Kingston, Jamaica, 30 June 2026
Prime Minister Dr Andrew Holness has renewed his call for Jamaicans in the diaspora to put their capital directly into the country’s housing market, framing property ownership as both a personal investment and a contribution to national recovery.
Addressing delegates at the opening of the eleventh Biennial Jamaica Diaspora Conference in Montego Bay, the Prime Minister, who also holds the housing portfolio, argued that diaspora homeownership carries a dual benefit. It strengthens the private real estate market directly, while indirectly relieving pressure on the National Housing Trust to serve lower income Jamaicans who cannot compete in the private market on price.
The private housing sector is expanding rapidly, Holness told the conference, urging attendees to view a second home, or even a first home, in Jamaica as both lifestyle and economic participation. The pitch was unambiguous: get your home here, he said, framing the decision as one that helps drive the broader economy.

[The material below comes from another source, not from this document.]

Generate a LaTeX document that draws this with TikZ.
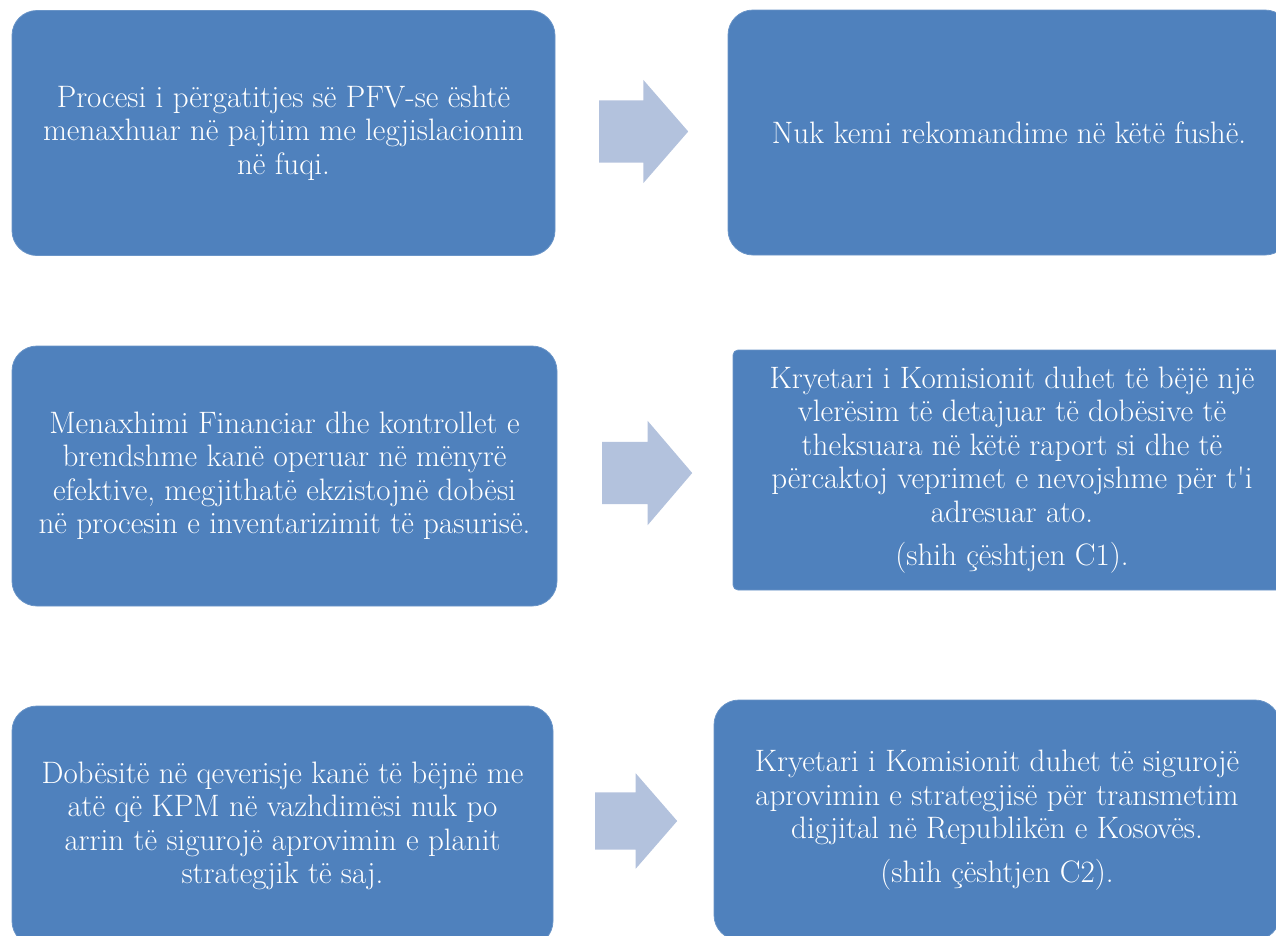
\documentclass[tikz,border=0pt]{standalone}
\usepackage{xcolor}
\usetikzlibrary{shapes.arrows, positioning}

\definecolor{boxblue}{HTML}{4F81BD}
\definecolor{arrowblue}{HTML}{B3C2DD}

\begin{document}
\begin{tikzpicture}[
        x=1pt, y=-1pt,
        box/.style={rectangle, fill=boxblue, draw=boxblue!85!white, line width=0.8pt, rounded corners=25pt, align=center, text=white, inner sep=0pt, font=\fontsize{31}{33.5}\selectfont},
        sharpbox/.style={box, rounded corners=5pt},
        blockarrow/.style={single arrow, anchor=tail, fill=arrowblue, draw=none, inner sep=0pt, text height=31pt, text depth=31pt, single arrow head indent=0pt}
    ]
        \clip (0,0) rectangle (1276,935);

        % Row 1
        \node[box, minimum width=543, minimum height=245] (find1) at (283.5,133)
            {Procesi i përgatitjes së PFV-se është\\menaxhuar në pajtim me legjislacionin\\në fuqi.};
        \node[box, minimum width=562, minimum height=245] (rec1) at (1009,132.5)
            {Nuk kemi rekomandime në këtë fushë.};

        % Row 2
        \node[box, minimum width=545, minimum height=260] (find2) at (284.5,476)
            {Menaxhimi Financiar dhe kontrollet e\\brendshme kanë operuar në mënyrë\\efektive, megjithatë ekzistojnë dobësi\\në procesin e inventarizimit të pasurisë.};
        \node[sharpbox, minimum width=558, minimum height=240] (rec2) at (1012,470)
            {Kryetari i Komisionit duhet të bëjë një\\vlerësim të detajuar të dobësive të\\theksuara në këtë raport si dhe të\\përcaktoj veprimet e nevojshme për t\textquotesingle i\\adresuar ato.\\[10pt](shih çështjen C1).};

        % Row 3
        \node[box, minimum width=541, minimum height=240] (find3) at (282.5,826)
            {Dobësitë në qeverisje kanë të bëjnë me\\atë që KPM në vazhdimësi nuk po\\arrin të sigurojë aprovimin e planit\\strategjik të saj.};
        \node[box, minimum width=566, minimum height=240] (rec3) at (997,820)
            {Kryetari i Komisionit duhet të sigurojë\\aprovimin e strategjisë për transmetim\\digjital në Republikën e Kosovës.\\[10pt](shih çështjen C2).};

        % Arrows
        \node[blockarrow, minimum height=89, single arrow head extend=20.5, single arrow tip angle=98] (arr1) at (599,131.5) {};
        \node[blockarrow, minimum height=90, single arrow head extend=21, single arrow tip angle=99] (arr2) at (602,473) {};
        \node[blockarrow, minimum height=82, text height=28.5pt, text depth=28.5pt, single arrow head extend=19, single arrow tip angle=98] (arr3) at (595,821) {};
    \end{tikzpicture}
\end{document}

Addressing the trust deficit
The Prime Minister also addressed a quieter but persistent concern among overseas Jamaicans, the fear of being burned by mismanaged construction projects. Many in the diaspora have grown wary of sending money home for building work only to see it disappear into poor oversight or unreliable contractors, a pattern that has discouraged real estate investment even among Jamaicans with the financial means to participate. Holness acknowledged the issue without offering specific new safeguards, leaving open the question of what concrete consumer protections might follow.
For Jamaica’s property market, sustained diaspora investment is not a marginal factor, it is one of the structural pillars holding up demand even as the domestic economy contracts. Remittances and direct property purchases from overseas Jamaicans have long provided a counterweight to local economic volatility, and that counterweight has become more important since Hurricane Melissa, as rebuilding costs strain both household and government budgets simultaneously.
A strategic logic behind the appeal
There is a strategic logic behind the government’s framing as well. By positioning diaspora buyers as private market participants rather than NHT applicants, the administration is effectively asking overseas Jamaicans to absorb housing demand that would otherwise compete for limited public resources. If diaspora buyers concentrate their purchases in the private market, as Holness is encouraging, that leaves more NHT capacity available for the low and middle income Jamaicans the trust was built to serve.
Whether this appeal translates into measurable increases in diaspora purchases will depend heavily on factors outside any single conference speech, including currency stability, construction costs, and the practical experience of buying property from abroad. The mismanagement concern Holness referenced is not abstract. It speaks to a genuine trust deficit that has shaped diaspora investment decisions for years, and rhetoric alone is unlikely to resolve it.
What the conference does confirm is the government’s continued reliance on diaspora capital as a pillar of its housing and economic strategy, particularly during a recovery period when domestic resources are stretched thin. The success of that strategy will ultimately be measured not in speeches, but in transaction volumes, completed construction, and whether the next generation of returning Jamaicans finds the process of buying and building at home easier than the last.